* start DATA EXCERPT *

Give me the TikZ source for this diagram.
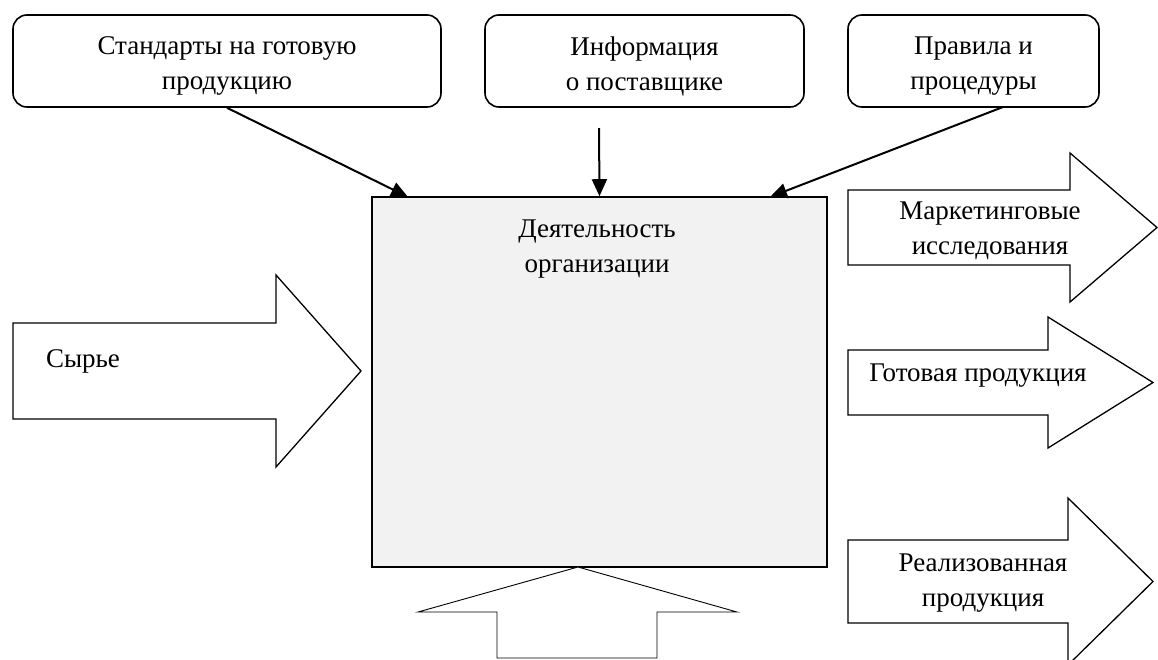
\documentclass[tikz,border=0pt]{standalone}
\usepackage{fontspec}
\setmainfont{Liberation Serif}
\usetikzlibrary{arrows.meta}
\definecolor{boxgray}{HTML}{F2F2F2}
\tikzset{
  x=1pt, y=-1pt,
  lbl/.style={font=\fontsize{27}{35}\selectfont, align=center, inner sep=0pt},
  topbox/.style={draw, line width=1.6pt, rounded corners=14pt, minimum height=92pt, lbl},
  mainbox/.style={draw, line width=1.6pt, fill=boxgray, minimum width=455pt, minimum height=370pt, inner sep=0pt},
  blockarrow/.style={draw, line width=1.3pt, fill=white, line join=miter},
  thinarrow/.style={draw, line width=0.9pt, fill=white, line join=miter},
  conn/.style={line width=2pt, -{Triangle[length=17pt,width=15pt]}}
}
\begin{document}
\begin{tikzpicture}
\clip (0,0) rectangle (1158,659);
\fill[white] (0,0) rectangle (1158,659);

% top boxes
\node[topbox, minimum width=428pt] (b1) at (227,61) {};
\node[lbl] (b1t) at (227,66) {Стандарты на готовую\\продукцию};
\node[topbox, minimum width=319pt] (b2) at (644.5,61) {};
\node[lbl] (b2t) at (644.5,66) {Информация\\о поставщике};
\node[topbox, minimum width=251pt] (b3) at (973.5,61) {};
\node[lbl] (b3t) at (973.5,66) {Правила и\\процедуры};

% main box
\node[mainbox] (main) at (599.5,382) {};
\node[lbl] (mainlbl) at (597,249) {Деятельность\\организации};

% connectors
\coordinate (a1e) at (408,197);
\coordinate (a2s) at (599,128);
\coordinate (a3s) at (1003,107);
\coordinate (a3e) at (770,197);
\draw[conn] (b1.south) -- (a1e);
\draw[conn] (a2s) -- (main.north);
\draw[conn] (a3s) -- (a3e);

% input arrow: Сырье
\draw[blockarrow] (13,323) -- (276,323) -- (276,275) -- (361,371) -- (276,467) -- (276,419) -- (13,419) -- cycle;
\node[lbl] (syr) at (83,361) {Сырье};

% output arrows
\draw[blockarrow] (848,190) -- (1070,190) -- (1070,153) -- (1157,227.5) -- (1070,302) -- (1070,265) -- (848,265) -- cycle;
\node[lbl] (mark) at (990,231) {Маркетинговые\\исследования};

\draw[blockarrow] (848,350) -- (1048,350) -- (1048,317) -- (1153,382.5) -- (1048,448) -- (1048,415) -- (848,415) -- cycle;
\node[lbl] (got) at (978,376) {Готовая продукция};

\draw[blockarrow] (848,540) -- (1068,540) -- (1068,498) -- (1153,581.5) -- (1068,665) -- (1068,623) -- (848,623) -- cycle;
\node[lbl] (real) at (983,583) {Реализованная\\продукция};

% bottom arrow
\draw[thinarrow] (578,567) -- (737,612) -- (657,612) -- (657,658) -- (497,658) -- (497,612) -- (418,612) -- cycle;
\end{tikzpicture}
\end{document}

* end DATA EXCERPT *

### WRITTEN INSTRUCTION
Write out again every line above exactly as given; the pictures do not belong in the copy.

### TASK RESPONSE
Give me the TikZ source for this diagram.
\documentclass[tikz,border=0pt]{standalone}
\usepackage{fontspec}
\setmainfont{Liberation Serif}
\usetikzlibrary{arrows.meta}
\definecolor{boxgray}{HTML}{F2F2F2}
\tikzset{
  x=1pt, y=-1pt,
  lbl/.style={font=\fontsize{27}{35}\selectfont, align=center, inner sep=0pt},
  topbox/.style={draw, line width=1.6pt, rounded corners=14pt, minimum height=92pt, lbl},
  mainbox/.style={draw, line width=1.6pt, fill=boxgray, minimum width=455pt, minimum height=370pt, inner sep=0pt},
  blockarrow/.style={draw, line width=1.3pt, fill=white, line join=miter},
  thinarrow/.style={draw, line width=0.9pt, fill=white, line join=miter},
  conn/.style={line width=2pt, -{Triangle[length=17pt,width=15pt]}}
}
\begin{document}
\begin{tikzpicture}
\clip (0,0) rectangle (1158,659);
\fill[white] (0,0) rectangle (1158,659);

% top boxes
\node[topbox, minimum width=428pt] (b1) at (227,61) {};
\node[lbl] (b1t) at (227,66) {Стандарты на готовую\\продукцию};
\node[topbox, minimum width=319pt] (b2) at (644.5,61) {};
\node[lbl] (b2t) at (644.5,66) {Информация\\о поставщике};
\node[topbox, minimum width=251pt] (b3) at (973.5,61) {};
\node[lbl] (b3t) at (973.5,66) {Правила и\\процедуры};

% main box
\node[mainbox] (main) at (599.5,382) {};
\node[lbl] (mainlbl) at (597,249) {Деятельность\\организации};

% connectors
\coordinate (a1e) at (408,197);
\coordinate (a2s) at (599,128);
\coordinate (a3s) at (1003,107);
\coordinate (a3e) at (770,197);
\draw[conn] (b1.south) -- (a1e);
\draw[conn] (a2s) -- (main.north);
\draw[conn] (a3s) -- (a3e);

% input arrow: Сырье
\draw[blockarrow] (13,323) -- (276,323) -- (276,275) -- (361,371) -- (276,467) -- (276,419) -- (13,419) -- cycle;
\node[lbl] (syr) at (83,361) {Сырье};

% output arrows
\draw[blockarrow] (848,190) -- (1070,190) -- (1070,153) -- (1157,227.5) -- (1070,302) -- (1070,265) -- (848,265) -- cycle;
\node[lbl] (mark) at (990,231) {Маркетинговые\\исследования};

\draw[blockarrow] (848,350) -- (1048,350) -- (1048,317) -- (1153,382.5) -- (1048,448) -- (1048,415) -- (848,415) -- cycle;
\node[lbl] (got) at (978,376) {Готовая продукция};

\draw[blockarrow] (848,540) -- (1068,540) -- (1068,498) -- (1153,581.5) -- (1068,665) -- (1068,623) -- (848,623) -- cycle;
\node[lbl] (real) at (983,583) {Реализованная\\продукция};

% bottom arrow
\draw[thinarrow] (578,567) -- (737,612) -- (657,612) -- (657,658) -- (497,658) -- (497,612) -- (418,612) -- cycle;
\end{tikzpicture}
\end{document}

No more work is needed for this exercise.